State prosecutors said Mowers broke no state election laws here by voting later in New Jersey. Critics maintain Mowers did violate a little-enforced federal law that limits citizens to voting in only one state for a similar contest.

In 2020, Mowers won the GOP nomination for the seat and lost to Pappas by 5%.

On abortion, Baxter was the only candidate to support federal action, a constitutional amendment that bans late-term abortions.

The other four candidates said they agreed with the U.S. Supreme Court decision that overturned the landmark Roe vs. Wade decision and sent the issue back to the states.

All five also opposed the $280 billion bipartisan bill to help the U.S. better compete with China by producing its own high-end computer chips.

"We could have done better than the way this bill ultimately came out," Mowers said.

The group was divided over supporting federal aid to Ukraine, with Baxter four-square against it.

"I am absolutely against any American taxpayer dollars going to Ukraine.
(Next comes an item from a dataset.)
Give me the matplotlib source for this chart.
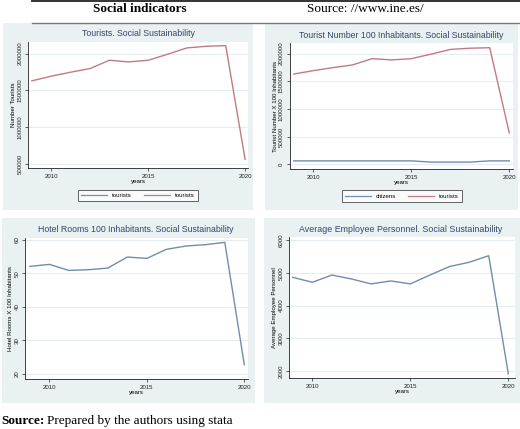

We have people barely able to eat and we are going to have money printed in China and send it to Ukraine?" Baxter said.

Prescott said it's a U.S. tradition to support democracies fighting against autocratic control.
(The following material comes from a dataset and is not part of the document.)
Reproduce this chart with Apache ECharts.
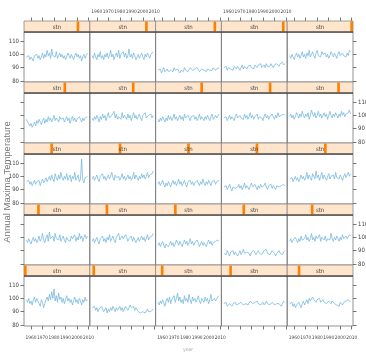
<!DOCTYPE html>
<html>
<head>
<meta charset="utf-8">
<script src="https://cdn.jsdelivr.net/npm/echarts@6/dist/echarts.min.js"></script>
<style>
  html, body { margin: 0; padding: 0; background: #fff; }
  #chart { width: 366px; height: 354px; }
</style>
</head>
<body>
<div id="chart"></div>
<script>
// years on the x axis
const years = [1956, 1957, 1958, 1959, 1960, 1961, 1962, 1963, 1964, 1965,
  1966, 1967, 1968, 1969, 1970, 1971, 1972, 1973, 1974, 1975,
  1976, 1977, 1978, 1979, 1980, 1981, 1982, 1983, 1984, 1985,
  1986, 1987, 1988, 1989, 1990, 1991, 1992, 1993, 1994, 1995,
  1996, 1997, 1998, 1999, 2000, 2001, 2002, 2003, 2004, 2005,
  2006, 2007, 2008, 2009];
const xTicks = [1960, 1970, 1980, 1990, 2000, 2010];
const yTicks = [80, 90, 100, 110];

// annual maxima per station (level 1 = bottom-left panel)
const stn01 = [99,97,100,96,98,95,99,101,97,100, 98,96,94,99,97,93,96,99,101,98, 103,99,105,100,107,98,102,97,104,99, 101,97,100,96,99,102,98,100,97,99, 95,98,101,97,99,96,100,98,95,99, 97,101,98,99];
const stn02 = [93,92,94,91,93,90,92,91,94,92, 90,91,93,89,92,90,93,91,94,92, 90,93,91,92,94,91,93,90,92,94, 93,91,92,95,93,92,94,91,93,92, 90,91,89,88,90,91,89,90,92,90, 91,90,91,92];
const stn03 = [97,95,98,96,99,97,94,98,100,97, 101,96,99,98,102,97,100,104,98,101, 97,99,96,102,98,100,97,103,99,96, 101,98,100,97,99,102,98,96,100,99, 97,101,98,100,96,99,103,98,97,100, 98,99,101,102];
const stn04 = [96,95,97,94,95,96,95,94,96,95, 97,95,94,96,95,97,96,95,94,96, 97,95,96,98,97,96,95,97,96,98, 96,97,95,96,97,95,96,98,96,97, 95,96,97,96,95,94,96,95,96,95, 94,96,98,97];
const stn05 = [96,95,97,94,96,93,95,94,97,95, 93,96,98,95,97,99,96,100,98,97, 101,99,98,97,99,98,100,97,98,99, 97,98,96,97,98,97,96,98,97,96, 97,95,96,94,97,96,95,97,96,98, 97,99,98,97];
const stn06 = [98,96,99,97,95,98,100,97,99,96, 98,101,97,99,103,98,96,100,102,97, 104,99,98,101,97,103,99,100,98,102, 97,99,101,98,96,100,98,99,97,101, 99,98,102,97,100,98,103,99,101,97, 100,102,99,101];
const stn07 = [97,99,96,98,100,97,95,99,98,101, 97,99,96,100,98,102,97,99,101,98, 96,100,99,103,98,97,101,99,98,102, 100,97,99,98,101,97,100,99,96,98, 100,97,99,101,98,100,97,99,102,98, 100,99,101,103];
const stn08 = [94,96,93,95,97,94,92,95,96,93, 95,97,94,96,93,95,98,96,94,97, 95,93,96,98,95,97,94,96,99,95, 97,94,96,95,98,96,93,95,97,94, 96,95,93,96,98,95,97,94,96,95, 97,96,98,97];
const stn09 = [88,89,87,90,88,86,89,88,90,87, 89,88,86,88,90,87,89,91,88,87, 89,90,88,86,89,88,90,89,87,88, 90,88,89,87,88,90,89,91,88,89, 87,88,90,89,88,86,88,89,90,88, 89,87,89,90];
const stn10 = [97,99,96,98,97,100,98,96,99,97, 101,98,97,99,102,98,100,97,99,103, 98,100,97,101,99,98,102,97,100,99, 98,101,97,99,100,98,103,99,97,100, 98,101,99,97,100,98,102,99,98,101, 99,100,102,101];
const stn11 = [96,95,97,94,96,93,95,97,94,96, 95,97,93,96,98,95,97,99,96,98, 100,97,101,98,96,102,99,97,101,98, 103,99,97,100,98,102,97,99,101,96, 100,98,103,97,99,101,96,98,113,97, 95,99,98,100];
const stn12 = [98,100,97,99,101,98,96,100,99,102, 98,100,97,99,101,98,100,103,99,97, 101,99,98,100,97,99,102,98,100,97, 99,101,98,100,97,99,103,98,101,99, 97,100,98,102,99,101,98,100,103,99, 101,100,102,104];
const stn13 = [94,96,93,95,97,94,92,95,93,96, 94,92,95,97,94,96,93,95,98,94, 96,93,95,97,94,92,96,95,97,94, 96,93,95,94,97,95,93,96,94,98, 95,93,96,94,97,95,93,96,95,97, 94,96,95,97];
const stn14 = [92,91,93,90,92,94,91,89,92,93, 91,90,92,94,91,93,90,92,95,91, 93,92,90,93,95,92,91,94,92,90, 93,91,94,92,91,93,95,92,90,93, 92,94,91,93,92,90,93,94,92,91, 93,92,94,93];
const stn15 = [98,97,99,96,98,100,97,99,96,98, 101,98,100,97,99,103,98,101,99,97, 102,100,98,104,99,101,97,100,103,98, 101,99,97,100,102,98,100,99,101,98, 103,99,100,98,101,99,97,100,102,99, 101,103,100,102];
const stn16 = [97,95,96,92,94,91,93,95,92,96, 94,97,95,93,96,98,94,97,95,99, 96,98,95,97,100,96,98,97,95,99, 97,96,98,95,97,99,96,98,94,97, 99,96,98,95,97,96,99,97,95,98, 96,98,97,99];
const stn17 = [98,96,99,97,100,98,95,99,97,101, 98,100,96,99,102,98,97,100,99,103, 98,101,97,99,100,97,102,98,100,99, 97,101,98,100,96,99,102,98,100,97, 99,101,98,96,100,99,102,98,97,100, 99,101,98,100];
const stn18 = [97,95,98,96,99,97,95,98,96,100, 97,99,96,98,101,97,99,96,98,100, 97,99,96,101,98,97,100,98,96,99, 98,100,97,99,96,98,101,97,99,98, 96,99,97,100,98,96,99,101,97,98, 100,98,99,101];
const stn19 = [98,97,99,96,98,100,97,99,98,96, 99,101,98,97,100,98,99,97,101,98, 100,97,99,102,98,100,97,99,98,101, 97,99,100,98,96,99,101,98,100,97, 99,98,101,99,97,100,98,102,99,98, 100,99,101,100];
const stn20 = [99,101,98,100,97,99,102,100,98,101, 99,103,100,98,101,99,102,97,100,104, 101,99,102,98,100,103,99,101,98,100, 102,99,101,97,100,103,100,98,101,99, 102,100,98,101,99,103,100,102,99,101, 100,102,104,101];
const stn21 = [98,97,99,96,98,97,95,99,98,100, 97,99,96,98,101,97,100,98,103,99, 101,97,104,99,100,98,102,97,99,101, 98,100,97,99,96,98,101,99,97,100, 98,96,99,101,98,100,97,99,95,98, 100,97,99,101];
const stn22 = [99,97,101,98,96,100,98,102,97,99, 96,100,98,101,97,99,103,98,100,96, 99,101,98,103,97,100,99,102,98,101, 97,99,104,98,100,97,101,99,96,98, 100,97,99,101,98,96,100,98,101,99, 97,100,99,102];
const stn23 = [88,87,89,86,88,90,87,88,89,87, 86,88,89,87,90,88,87,89,88,86, 88,89,87,90,88,89,87,88,90,89, 88,87,89,88,90,89,87,88,89,90, 88,89,87,89,90,88,89,88,90,89, 88,89,90,89];
const stn24 = [90,89,91,88,90,91,89,90,88,91, 90,89,91,90,88,90,92,89,91,90, 89,91,90,92,90,91,89,92,91,90, 92,91,93,90,91,92,90,93,91,92, 91,93,92,90,92,91,93,92,91,93, 92,94,92,93];
const stn25 = [99,97,100,98,96,99,101,98,100,97, 99,102,98,100,97,101,99,103,98,100, 102,99,97,101,103,99,100,98,102,100, 99,101,98,100,97,99,102,100,98,101, 99,97,100,102,99,98,101,99,100,98, 101,99,103,102];

const stations = [stn01, stn02, stn03, stn04, stn05, stn06, stn07, stn08, stn09, stn10,
  stn11, stn12, stn13, stn14, stn15, stn16, stn17, stn18, stn19, stn20,
  stn21, stn22, stn23, stn24, stn25];

// layout of the 5 x 5 lattice
const left0 = 24, right0 = 353, top0 = 21;
const nCol = 5, nRow = 5;
const colW = (right0 - left0) / nCol;
const rowH = 61, stripH = 11;
const tickFont = "'Liberation Sans Narrow', 'DejaVu Sans Condensed', sans-serif";

const chart = echarts.init(document.getElementById('chart'), null, { renderer: 'canvas' });

const grids = [], xAxes = [], yAxes = [], series = [], graphics = [];

for (let r = 0; r < nRow; r++) {
  for (let c = 0; c < nCol; c++) {
    const i = grids.length;
    const lvl = (nRow - 1 - r) * nCol + c; // panels fill from bottom-left
    const gx = left0 + c * colW;
    const gy = top0 + r * rowH;

    grids.push({
      left: gx, top: gy + stripH, width: colW, height: rowH - stripH,
      show: true, borderColor: '#777', borderWidth: 0.8,
      containLabel: false, outerBoundsMode: 'none'
    });

    const showX = r === 0 || r === nRow - 1;
    const labX = (r === 0 && c % 2 === 1) || (r === nRow - 1 && c % 2 === 0);
    xAxes.push({
      gridIndex: i, type: 'value', min: 1953.9, max: 2011.1,
      show: showX,
      position: r === 0 ? 'top' : 'bottom',
      offset: r === 0 ? stripH : 0,
      axisLine: { show: false },
      splitLine: { show: false },
      axisTick: { show: true, length: 3.5, customValues: xTicks, lineStyle: { color: '#555', width: 0.8 } },
      axisLabel: { show: labX, customValues: xTicks, fontSize: 4.8, fontFamily: tickFont,
        color: '#444', margin: r === 0 ? 7 : 9, hideOverlap: false,
        showMinLabel: true, showMaxLabel: true,
        formatter: v => String(v) }
    });

    const showY = c === 0 || c === nCol - 1;
    const labY = (c === 0 && r % 2 === 0) || (c === nCol - 1 && r % 2 === 1);
    yAxes.push({
      gridIndex: i, type: 'value', min: 79.25, max: 116.75,
      show: showY,
      position: c === 0 ? 'left' : 'right',
      axisLine: { show: false },
      splitLine: { show: false },
      axisTick: { show: true, length: 3.5, customValues: yTicks, lineStyle: { color: '#555', width: 0.8 } },
      axisLabel: { show: labY, customValues: yTicks, fontSize: 6, fontFamily: tickFont,
        color: '#444', margin: 5, hideOverlap: false }
    });

    series.push({
      type: 'line', xAxisIndex: i, yAxisIndex: i,
      data: years.map((y, k) => [y, stations[lvl][k]]),
      showSymbol: false, symbol: 'none',
      lineStyle: { color: '#72b6dd', width: 0.75 },
      silent: true
    });

    // strip with level marker
    graphics.push({
      type: 'rect', z: 10,
      shape: { x: gx, y: gy, width: colW, height: stripH },
      style: { fill: '#ffe5cc', stroke: '#888', lineWidth: 0.8 }
    });
    graphics.push({
      type: 'rect', z: 11,
      shape: { x: gx + lvl * colW / stations.length, y: gy + 0.5, width: colW / stations.length, height: stripH - 1 },
      style: { fill: '#ff7f00' }
    });
    graphics.push({
      type: 'text', z: 12,
      x: gx + colW / 2, y: gy + stripH / 2 + 0.5,
      style: { text: 'stn', fontSize: 6, fontFamily: tickFont, fill: '#444',
        textAlign: 'center', verticalAlign: 'middle', textVerticalAlign: 'middle' }
    });
    graphics.push({
      type: 'line', z: 12,
      shape: { x1: gx, y1: gy + stripH, x2: gx + colW, y2: gy + stripH },
      style: { stroke: '#222', lineWidth: 1 }
    });
  }
}

// axis titles
graphics.push({
  type: 'text', z: 12, x: 7, y: 182, rotation: Math.PI / 2,
  style: { text: 'Annual Maxima Temperature', fontSize: 9.5, fontFamily: "'Liberation Sans', Arial, sans-serif",
    fill: '#777', textAlign: 'center', verticalAlign: 'middle', textVerticalAlign: 'middle' }
});
graphics.push({
  type: 'text', z: 12, x: 188, y: 350,
  style: { text: 'year', fontSize: 5, fontFamily: tickFont, fill: '#aaa',
    textAlign: 'center', verticalAlign: 'middle', textVerticalAlign: 'middle' }
});

chart.setOption({
  animation: false,
  backgroundColor: '#fff',
  grid: grids,
  xAxis: xAxes,
  yAxis: yAxes,
  series: series,
  graphic: graphics
});
</script>
</body>
</html>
"They are defending themselves. I would support them but make sure that money is actually going there," Prescott said. "We have to cut spending somewhere else."

Other candidates not invited to the debate, but who will be on the Sept. 13 primary ballot, are Tom Alciere of Hudson, Mark Kilbane of Exeter, Mary Maxwell of Concord, Kevin Rondeau of Manchester and Gilead Towne of Salem.